# Material provided start
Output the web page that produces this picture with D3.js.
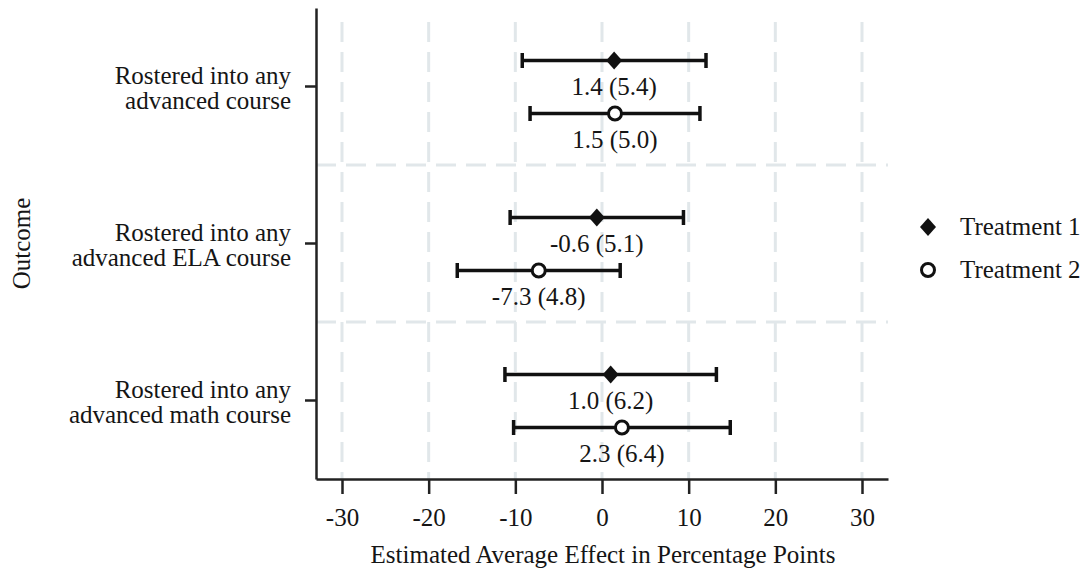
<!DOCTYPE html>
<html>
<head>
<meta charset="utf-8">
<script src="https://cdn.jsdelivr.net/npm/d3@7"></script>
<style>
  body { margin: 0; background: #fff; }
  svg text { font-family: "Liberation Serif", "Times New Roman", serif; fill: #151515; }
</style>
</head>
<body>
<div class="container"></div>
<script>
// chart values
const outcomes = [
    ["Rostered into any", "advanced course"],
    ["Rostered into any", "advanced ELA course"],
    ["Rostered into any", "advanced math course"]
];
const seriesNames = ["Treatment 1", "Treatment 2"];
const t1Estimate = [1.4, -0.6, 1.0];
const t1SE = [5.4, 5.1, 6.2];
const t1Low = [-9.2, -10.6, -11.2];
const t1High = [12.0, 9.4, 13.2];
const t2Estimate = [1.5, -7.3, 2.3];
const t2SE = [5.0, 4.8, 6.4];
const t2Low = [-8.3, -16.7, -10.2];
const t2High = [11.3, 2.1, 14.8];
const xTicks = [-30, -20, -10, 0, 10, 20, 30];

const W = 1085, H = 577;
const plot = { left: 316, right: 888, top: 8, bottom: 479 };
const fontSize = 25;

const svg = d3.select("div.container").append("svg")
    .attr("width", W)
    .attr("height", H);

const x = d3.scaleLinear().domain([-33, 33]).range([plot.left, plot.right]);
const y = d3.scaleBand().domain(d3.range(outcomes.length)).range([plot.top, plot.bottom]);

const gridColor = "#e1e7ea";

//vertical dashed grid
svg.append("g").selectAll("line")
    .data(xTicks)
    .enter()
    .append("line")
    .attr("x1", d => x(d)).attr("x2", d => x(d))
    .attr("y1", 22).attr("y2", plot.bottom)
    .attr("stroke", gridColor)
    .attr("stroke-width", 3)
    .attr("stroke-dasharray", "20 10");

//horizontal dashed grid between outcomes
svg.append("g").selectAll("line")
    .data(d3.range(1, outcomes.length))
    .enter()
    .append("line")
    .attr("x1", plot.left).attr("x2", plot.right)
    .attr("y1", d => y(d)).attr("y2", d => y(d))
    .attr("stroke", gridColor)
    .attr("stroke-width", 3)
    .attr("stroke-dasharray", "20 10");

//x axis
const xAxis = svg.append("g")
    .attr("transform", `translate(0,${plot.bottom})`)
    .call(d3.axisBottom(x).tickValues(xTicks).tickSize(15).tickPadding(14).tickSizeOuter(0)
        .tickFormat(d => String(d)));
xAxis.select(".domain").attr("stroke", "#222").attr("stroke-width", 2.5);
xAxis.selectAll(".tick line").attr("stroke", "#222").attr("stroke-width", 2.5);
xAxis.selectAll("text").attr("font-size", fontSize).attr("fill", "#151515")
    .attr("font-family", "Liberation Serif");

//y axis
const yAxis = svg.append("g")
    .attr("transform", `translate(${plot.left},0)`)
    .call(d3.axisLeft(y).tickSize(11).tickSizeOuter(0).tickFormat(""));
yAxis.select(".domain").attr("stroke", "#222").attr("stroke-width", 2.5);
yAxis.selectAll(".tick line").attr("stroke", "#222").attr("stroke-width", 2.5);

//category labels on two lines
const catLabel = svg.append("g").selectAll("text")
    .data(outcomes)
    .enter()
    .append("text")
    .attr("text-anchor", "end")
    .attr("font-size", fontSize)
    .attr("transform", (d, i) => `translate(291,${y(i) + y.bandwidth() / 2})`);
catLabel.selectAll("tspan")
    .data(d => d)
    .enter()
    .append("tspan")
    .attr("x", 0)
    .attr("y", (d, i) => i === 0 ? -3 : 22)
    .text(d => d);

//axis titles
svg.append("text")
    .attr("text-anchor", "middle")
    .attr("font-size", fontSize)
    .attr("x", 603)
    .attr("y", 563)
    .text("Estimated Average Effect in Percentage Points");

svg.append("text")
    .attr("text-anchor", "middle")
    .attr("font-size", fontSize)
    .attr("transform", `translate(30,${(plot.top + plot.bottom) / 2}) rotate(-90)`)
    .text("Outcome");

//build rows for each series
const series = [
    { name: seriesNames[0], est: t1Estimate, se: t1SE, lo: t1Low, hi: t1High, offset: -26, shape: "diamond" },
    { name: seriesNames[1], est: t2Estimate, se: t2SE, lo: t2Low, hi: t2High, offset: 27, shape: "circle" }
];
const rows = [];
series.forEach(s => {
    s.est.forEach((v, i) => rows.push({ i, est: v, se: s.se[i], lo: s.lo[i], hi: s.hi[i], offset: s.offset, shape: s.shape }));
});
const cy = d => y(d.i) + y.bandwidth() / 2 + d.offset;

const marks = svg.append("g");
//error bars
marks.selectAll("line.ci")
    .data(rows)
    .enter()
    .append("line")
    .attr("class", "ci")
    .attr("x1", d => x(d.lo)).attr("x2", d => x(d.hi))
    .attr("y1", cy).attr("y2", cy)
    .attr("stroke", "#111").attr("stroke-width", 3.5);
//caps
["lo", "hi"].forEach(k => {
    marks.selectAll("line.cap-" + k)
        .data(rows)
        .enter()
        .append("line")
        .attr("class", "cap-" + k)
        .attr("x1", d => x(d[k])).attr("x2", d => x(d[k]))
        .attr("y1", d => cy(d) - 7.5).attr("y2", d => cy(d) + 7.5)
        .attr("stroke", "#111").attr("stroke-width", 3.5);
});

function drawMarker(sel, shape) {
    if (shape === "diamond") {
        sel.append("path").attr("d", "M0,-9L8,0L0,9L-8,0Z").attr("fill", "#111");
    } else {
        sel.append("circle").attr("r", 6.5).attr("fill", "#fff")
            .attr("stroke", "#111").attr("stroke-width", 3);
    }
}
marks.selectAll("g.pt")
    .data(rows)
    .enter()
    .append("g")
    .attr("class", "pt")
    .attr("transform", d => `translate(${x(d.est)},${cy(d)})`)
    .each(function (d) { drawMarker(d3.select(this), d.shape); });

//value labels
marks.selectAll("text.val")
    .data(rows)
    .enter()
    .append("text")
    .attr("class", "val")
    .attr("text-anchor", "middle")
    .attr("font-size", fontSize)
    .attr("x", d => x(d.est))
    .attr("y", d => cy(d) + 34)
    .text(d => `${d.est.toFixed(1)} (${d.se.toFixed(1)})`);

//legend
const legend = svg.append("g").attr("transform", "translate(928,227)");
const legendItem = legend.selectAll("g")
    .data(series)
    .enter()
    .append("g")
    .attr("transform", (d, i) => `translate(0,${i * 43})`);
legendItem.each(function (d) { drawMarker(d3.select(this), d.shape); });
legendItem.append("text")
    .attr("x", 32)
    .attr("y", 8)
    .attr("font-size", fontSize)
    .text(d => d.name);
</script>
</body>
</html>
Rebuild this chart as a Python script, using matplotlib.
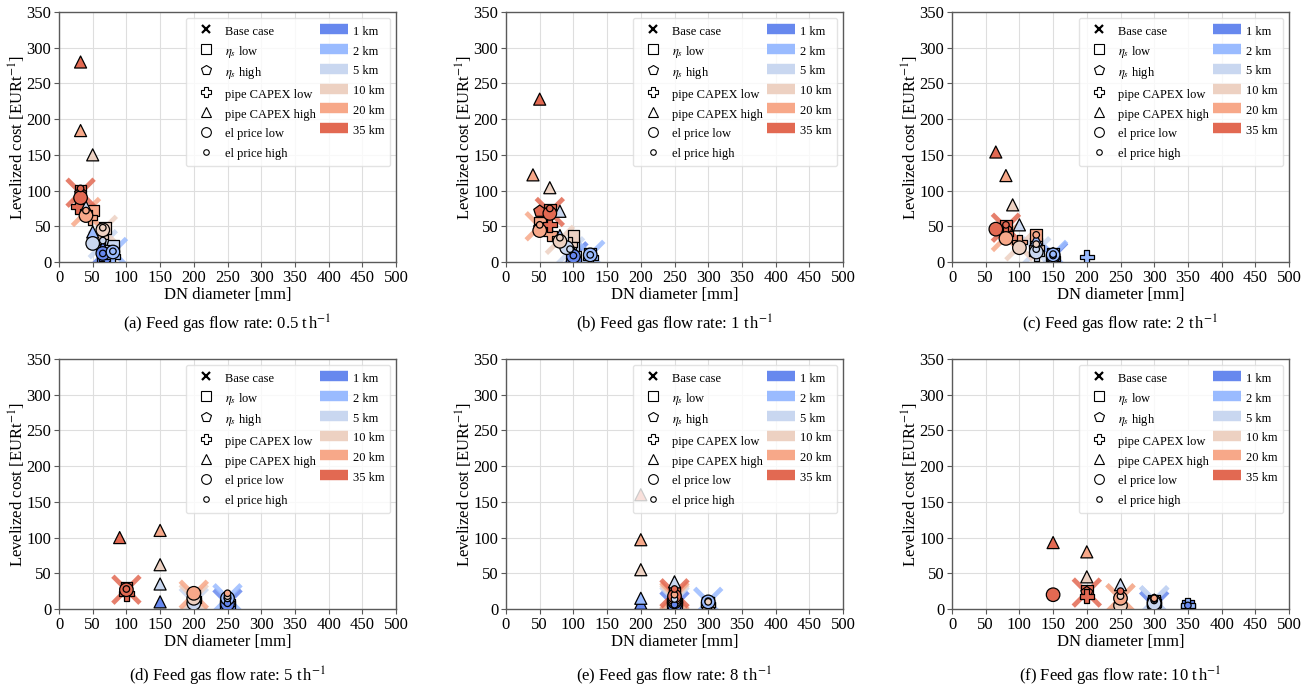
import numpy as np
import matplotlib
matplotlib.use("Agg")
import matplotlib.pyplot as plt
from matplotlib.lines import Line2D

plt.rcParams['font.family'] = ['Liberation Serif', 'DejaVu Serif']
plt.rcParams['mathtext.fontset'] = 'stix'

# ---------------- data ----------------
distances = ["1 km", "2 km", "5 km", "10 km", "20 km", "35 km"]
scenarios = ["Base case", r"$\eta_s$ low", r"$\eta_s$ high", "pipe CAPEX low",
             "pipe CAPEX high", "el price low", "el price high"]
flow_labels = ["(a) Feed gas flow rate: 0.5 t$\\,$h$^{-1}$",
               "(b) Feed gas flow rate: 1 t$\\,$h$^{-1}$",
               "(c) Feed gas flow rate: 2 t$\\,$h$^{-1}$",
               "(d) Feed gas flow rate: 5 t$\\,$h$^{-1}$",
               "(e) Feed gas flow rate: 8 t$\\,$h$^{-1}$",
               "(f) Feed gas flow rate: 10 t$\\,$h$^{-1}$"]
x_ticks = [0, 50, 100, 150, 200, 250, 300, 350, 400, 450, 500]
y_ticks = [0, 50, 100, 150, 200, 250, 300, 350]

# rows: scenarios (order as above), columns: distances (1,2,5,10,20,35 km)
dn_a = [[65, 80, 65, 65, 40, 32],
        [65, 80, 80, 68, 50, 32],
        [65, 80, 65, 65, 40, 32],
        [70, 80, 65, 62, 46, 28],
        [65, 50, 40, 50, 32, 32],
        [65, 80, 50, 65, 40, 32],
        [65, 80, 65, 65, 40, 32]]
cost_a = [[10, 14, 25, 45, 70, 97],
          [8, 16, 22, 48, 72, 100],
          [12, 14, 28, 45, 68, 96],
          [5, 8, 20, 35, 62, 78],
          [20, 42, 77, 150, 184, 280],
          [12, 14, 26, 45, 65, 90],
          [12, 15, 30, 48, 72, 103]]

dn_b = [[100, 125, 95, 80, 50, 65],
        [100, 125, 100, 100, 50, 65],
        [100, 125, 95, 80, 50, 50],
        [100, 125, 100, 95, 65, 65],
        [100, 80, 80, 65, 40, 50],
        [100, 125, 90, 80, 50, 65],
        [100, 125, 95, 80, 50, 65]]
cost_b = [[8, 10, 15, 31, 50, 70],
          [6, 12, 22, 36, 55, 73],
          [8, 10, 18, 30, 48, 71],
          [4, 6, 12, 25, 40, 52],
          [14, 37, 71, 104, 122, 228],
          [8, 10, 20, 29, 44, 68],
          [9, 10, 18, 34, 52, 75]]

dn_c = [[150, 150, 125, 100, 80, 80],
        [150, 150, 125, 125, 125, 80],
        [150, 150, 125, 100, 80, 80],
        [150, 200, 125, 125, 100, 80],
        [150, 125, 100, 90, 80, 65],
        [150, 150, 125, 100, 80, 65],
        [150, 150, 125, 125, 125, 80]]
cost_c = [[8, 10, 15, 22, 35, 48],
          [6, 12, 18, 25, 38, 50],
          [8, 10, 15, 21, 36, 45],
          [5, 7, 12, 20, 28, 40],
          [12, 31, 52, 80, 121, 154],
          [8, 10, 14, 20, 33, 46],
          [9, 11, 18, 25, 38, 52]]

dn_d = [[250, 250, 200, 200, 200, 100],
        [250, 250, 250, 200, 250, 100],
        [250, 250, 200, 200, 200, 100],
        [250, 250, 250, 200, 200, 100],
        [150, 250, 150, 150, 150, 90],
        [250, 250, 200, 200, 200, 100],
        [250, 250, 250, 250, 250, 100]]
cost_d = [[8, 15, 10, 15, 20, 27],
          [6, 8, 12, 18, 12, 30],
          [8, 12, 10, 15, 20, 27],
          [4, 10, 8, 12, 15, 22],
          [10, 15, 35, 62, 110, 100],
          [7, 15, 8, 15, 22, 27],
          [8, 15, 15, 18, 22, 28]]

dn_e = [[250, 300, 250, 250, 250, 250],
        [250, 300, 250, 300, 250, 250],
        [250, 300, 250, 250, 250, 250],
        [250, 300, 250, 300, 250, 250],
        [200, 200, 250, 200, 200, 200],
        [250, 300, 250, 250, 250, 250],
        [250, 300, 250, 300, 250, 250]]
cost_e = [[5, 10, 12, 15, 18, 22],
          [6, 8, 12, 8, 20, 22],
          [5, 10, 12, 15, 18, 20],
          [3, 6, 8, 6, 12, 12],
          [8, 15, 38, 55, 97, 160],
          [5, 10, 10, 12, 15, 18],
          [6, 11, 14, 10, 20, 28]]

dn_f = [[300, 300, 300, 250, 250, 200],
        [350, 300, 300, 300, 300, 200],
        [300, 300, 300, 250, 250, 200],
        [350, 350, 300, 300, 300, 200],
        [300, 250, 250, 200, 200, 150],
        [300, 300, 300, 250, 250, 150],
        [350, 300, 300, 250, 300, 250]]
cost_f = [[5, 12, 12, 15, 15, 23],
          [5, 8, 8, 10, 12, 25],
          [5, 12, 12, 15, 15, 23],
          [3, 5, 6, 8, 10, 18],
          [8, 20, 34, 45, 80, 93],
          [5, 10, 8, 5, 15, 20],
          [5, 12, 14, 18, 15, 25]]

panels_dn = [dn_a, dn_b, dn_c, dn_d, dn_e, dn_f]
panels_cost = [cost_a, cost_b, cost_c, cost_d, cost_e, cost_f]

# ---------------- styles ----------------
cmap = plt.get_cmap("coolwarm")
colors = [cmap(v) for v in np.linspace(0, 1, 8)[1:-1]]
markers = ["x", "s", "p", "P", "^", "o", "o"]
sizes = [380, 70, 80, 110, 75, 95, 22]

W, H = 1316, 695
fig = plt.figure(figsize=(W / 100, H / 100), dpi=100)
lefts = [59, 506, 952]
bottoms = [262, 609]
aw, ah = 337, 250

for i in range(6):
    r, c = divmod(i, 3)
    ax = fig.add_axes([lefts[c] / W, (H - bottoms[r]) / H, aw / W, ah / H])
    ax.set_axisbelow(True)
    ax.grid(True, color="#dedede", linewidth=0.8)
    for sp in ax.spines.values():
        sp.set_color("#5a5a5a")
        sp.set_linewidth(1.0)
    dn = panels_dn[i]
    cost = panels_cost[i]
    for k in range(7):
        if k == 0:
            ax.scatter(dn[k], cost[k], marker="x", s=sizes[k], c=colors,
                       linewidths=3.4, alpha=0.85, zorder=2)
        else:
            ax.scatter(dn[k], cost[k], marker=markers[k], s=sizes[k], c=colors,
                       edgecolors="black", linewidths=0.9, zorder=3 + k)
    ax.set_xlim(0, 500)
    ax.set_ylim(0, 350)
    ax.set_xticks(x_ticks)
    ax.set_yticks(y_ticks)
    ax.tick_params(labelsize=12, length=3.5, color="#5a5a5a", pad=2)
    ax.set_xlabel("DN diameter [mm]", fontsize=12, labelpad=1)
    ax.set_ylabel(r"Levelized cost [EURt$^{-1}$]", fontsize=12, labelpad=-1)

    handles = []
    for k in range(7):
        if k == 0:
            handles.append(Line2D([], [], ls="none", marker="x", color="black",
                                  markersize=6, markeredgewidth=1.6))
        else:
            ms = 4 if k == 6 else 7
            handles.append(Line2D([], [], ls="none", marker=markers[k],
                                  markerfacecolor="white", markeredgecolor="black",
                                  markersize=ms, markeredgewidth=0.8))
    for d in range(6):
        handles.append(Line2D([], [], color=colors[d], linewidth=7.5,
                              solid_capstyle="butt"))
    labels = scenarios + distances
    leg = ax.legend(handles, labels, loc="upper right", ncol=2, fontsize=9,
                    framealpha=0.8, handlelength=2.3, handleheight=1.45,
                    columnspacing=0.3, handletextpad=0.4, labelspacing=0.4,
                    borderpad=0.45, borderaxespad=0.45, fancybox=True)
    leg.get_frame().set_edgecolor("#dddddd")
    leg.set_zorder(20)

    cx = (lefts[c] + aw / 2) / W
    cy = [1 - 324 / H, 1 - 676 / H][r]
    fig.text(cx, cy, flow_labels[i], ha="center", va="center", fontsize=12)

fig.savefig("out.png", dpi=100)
# Material provided end
— Your goal —
Your first line is the one with "Rebuild this chart", and your last is the one with "plt.rcParams['mathtext.fontset'] = 'stix'". Copy those and every line between them exactly, without any pictures.

— Solution —
Rebuild this chart as a Python script, using matplotlib.
import numpy as np
import matplotlib
matplotlib.use("Agg")
import matplotlib.pyplot as plt
from matplotlib.lines import Line2D

plt.rcParams['font.family'] = ['Liberation Serif', 'DejaVu Serif']
plt.rcParams['mathtext.fontset'] = 'stix'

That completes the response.